El debate sobre la vacunación en cárceles surge en el Perú en medio de un caldo de cultivo electorero que ofrece penas más duras para los delincuentes. Como si la eficacia en la lucha contra el delito no dependiera de una policía tecnificada o de un Ministerio Público y un Poder Judicial diligentes e incólumes en aplicar la ley sin resquicios de punibilidad. Al contrario, lo que se muestra es cuán inhumanos podemos ser con los presos, considerando que más de un tercio en el Perú aún aguarda sentencia.
Desde el inicio de la pandemia las cárceles se consideraron espacios de alto riesgo epidemiológico. En marzo del 2020, poco después de declarar la emergencia sanitaria global, la OMS emitió el documento técnico “Preparación, prevención y control de COVID-19 en las cárceles y lugares de detención”, proveyendo tempranamente pautas para la detección y manejo de casos, así como medidas de prevención a ser aplicadas en las cárceles, conocidos focos de enfermedades infecciosas como el VIH y la TBC.
Las cárceles de América Latina en particular han sido la preocupación de los epidemiólogos, quienes en revistas como “The Lancet” han señalado que en espacios comunes, celdas pequeñas, con escasa ventilación y limitado acceso a agua, el distanciamiento entre los reclusos y la higiene es casi imposible. Ello, sumado a la mala alimentación y los deficientes servicios de salud penitenciaria de nuestro país –que han sido materia de exhortaciones de parte del Comité de Naciones Unidas contra la Tortura– y a que los presos muestran historias de consumo de droga y enfermedades crónicas e infecciosas no tratadas, les convierte en vulnerables a la letalidad del virus.
Considerando que el Estado es el garante de la salud de los reclusos, como ha enfatizado el Tribunal Constitucional en recientes sentencias, el reto es inmenso, pues nuestros niveles de sobrepoblación penitenciaria se encuentran entre los más altos de la región, después de países como El Salvador o Venezuela.
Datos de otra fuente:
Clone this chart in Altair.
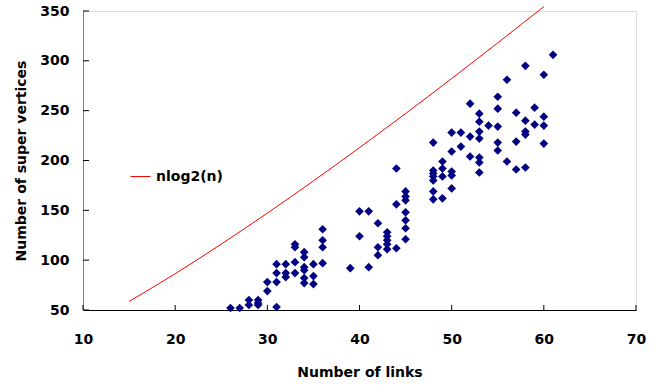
import altair as alt
import pandas as pd

# Scatter data
links = [26, 27, 28, 28, 29, 29, 29, 30, 30,
         31, 31, 31, 31, 32, 32, 32, 33, 33, 33, 33,
         34, 34, 34, 34, 34, 34, 35, 35, 35, 36, 36, 36, 36,
         39, 40, 40, 41, 41, 42, 42, 42, 43, 43, 43, 43, 43,
         44, 44, 44, 45, 45, 45, 45, 45, 45, 45,
         48, 48, 48, 48, 48, 48, 48, 49, 49, 49, 49,
         50, 50, 50, 50, 50, 51, 51, 52, 52, 52,
         53, 53, 53, 53, 53, 53, 53, 54, 55, 55, 55, 55, 55,
         56, 56, 57, 57, 57, 58, 58, 58, 58, 58, 59, 59,
         60, 60, 60, 60, 61]
vertices = [52, 52, 60, 55, 60, 57, 55, 78, 69,
            96, 87, 78, 53, 96, 87, 83, 116, 113, 98, 87,
            108, 103, 93, 90, 82, 77, 96, 84, 76, 131, 120, 113, 97,
            92, 149, 124, 149, 93, 137, 113, 105, 128, 124, 120, 116, 111,
            192, 156, 112, 169, 164, 160, 148, 140, 132, 121,
            218, 190, 187, 184, 180, 169, 161, 199, 192, 184, 162,
            228, 209, 189, 185, 172, 228, 214, 257, 224, 204,
            247, 239, 229, 222, 203, 198, 188, 235, 264, 252, 234, 218, 210,
            281, 199, 248, 219, 191, 295, 240, 229, 226, 193, 253, 236,
            286, 244, 235, 217, 306]

# Reference curve nlog2(n), values read at n = 15..60
curve_n = [15, 20, 25, 30, 35, 40, 45, 50, 55, 60]
curve_v = [58.6, 86.4, 116.1, 147.2, 179.5, 212.9, 247.1, 282.2, 318.0, 354.4]
series_name = "nlog2(n)"

x_ticks = [10, 20, 30, 40, 50, 60, 70]
y_ticks = [50, 100, 150, 200, 250, 300, 350]

FONT = "DejaVu Sans"
FS = 14

pts = pd.DataFrame({"links": links, "vertices": vertices})
curve = pd.DataFrame({"n": curve_n, "v": curve_v, "series": [series_name] * len(curve_n)})
xt = pd.DataFrame({"t": x_ticks})
yt = pd.DataFrame({"t": y_ticks})

xs = alt.Scale(domain=[10, 70], nice=False, zero=False)
ys = alt.Scale(domain=[50, 350], nice=False, zero=False)

xaxis = alt.Axis(values=x_ticks, title="Number of links", grid=False, ticks=False,
                 domainColor="black", domainWidth=1, labelPadding=22, titlePadding=19,
                 labelFont=FONT, labelFontSize=FS, labelFontWeight="bold", labelColor="black",
                 titleFont=FONT, titleFontSize=FS, titleFontWeight="bold", titleColor="black",
                 labelFlush=False)
yaxis = alt.Axis(values=y_ticks, title="Number of super vertices", grid=False, ticks=False,
                 domainColor="#808080", domainWidth=1, labelPadding=14, titlePadding=11,
                 labelFont=FONT, labelFontSize=FS, labelFontWeight="bold", labelColor="black",
                 titleFont=FONT, titleFontSize=FS, titleFontWeight="bold", titleColor="black",
                 labelFlush=False)

points = alt.Chart(pts).mark_point(shape="diamond", filled=True, size=75, color="#000080", opacity=1).encode(
    x=alt.X("links:Q", scale=xs, axis=xaxis),
    y=alt.Y("vertices:Q", scale=ys, axis=yaxis),
)

line = alt.Chart(curve).mark_line(strokeWidth=1, interpolate="monotone", clip=False).encode(
    x=alt.X("n:Q", scale=xs, axis=xaxis),
    y=alt.Y("v:Q", scale=ys, axis=yaxis),
    color=alt.Color("series:N", scale=alt.Scale(range=["#ff0000"]),
                    legend=alt.Legend(orient="none", legendX=47, legendY=155, title=None,
                                      symbolType="stroke", symbolSize=400, symbolStrokeWidth=1,
                                      labelFont=FONT, labelFontSize=FS, labelFontWeight="bold",
                                      labelColor="black", padding=0, labelOffset=5)),
)

xticks = alt.Chart(xt).mark_rule(color="black", strokeWidth=1).encode(
    x=alt.X("t:Q", scale=xs, axis=xaxis),
    y=alt.value(299),
    y2=alt.value(294),
)
yticks = alt.Chart(yt).mark_rule(color="black", strokeWidth=1).encode(
    y=alt.Y("t:Q", scale=ys, axis=yaxis),
    x=alt.value(0),
    x2=alt.value(6),
)

chart = alt.layer(line, yticks, xticks, points).properties(
    width=553, height=299,
    padding={"left": 83, "top": 11, "right": 25, "bottom": 75},
    autosize="none",
).configure_view(stroke=None).configure(background="white")

chart.save("out.html", embed_options={"renderer": "svg", "actions": False})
No es coincidencia que durante la primera cuarentena se presentasen lamentables motines en cárceles de ciudades como Piura, Trujillo, Chimbote, Pucallpa y Lima, que registraban una sobrepoblación mayor a mil internos. La ocupación carcelaria es actualmente del 211%, es decir encontramos el doble de internos que camas, y a la fecha se reportan 453 internos y 53 agentes penitenciarios fallecidos por COVID-19.
En términos de riesgo y priorización de la vacunación, si la tasa de mortalidad por COVID-19 en el Perú, según la Universidad Johns Hopkins, es de 132 decesos por 100 mil habitantes, en nuestras cárceles dicha tasa alcanza los 500, e incluso es más elevada para trabajadores penitenciarios. Estudios realizados en países como Estados Unidos encontraron el doble de mortalidad y cuatro veces más contagio en cárceles que en la población general, por lo que varios estados de ese país han incluido en el primer grupo de vacunación a trabajadores penitenciarios y reos. Canadá y Francia también han otorgado prioridad de vacunación a adultos mayores encarcelados por dichas razones.
Así, la vacunación de la población penitenciaria peruana como parte de la fase II, proviene de constataciones epidemiológicas, similares a las que sustentan la vacunación de adultos mayores y personal de salud, grupos también en mayor riesgo de contagio y deceso por sus condiciones individuales y de exposición. En particular nuestras cárceles, por sus condiciones de insalubridad, actúan como focos infecciosos para toda la comunidad: para los que visitan, brindan provisiones y servicios, y para los propios trabajadores penitenciarios y sus familias, por lo que su priorización responde, en primer lugar, a argumentos de salud pública. De hecho, el nivel de mortalidad por COVID-19 en los trabajadores del INPE, justifica que se les incluya en la fase I, pero este tipo de lógicas parece no ser popular entre la mayoría de nuestros políticos.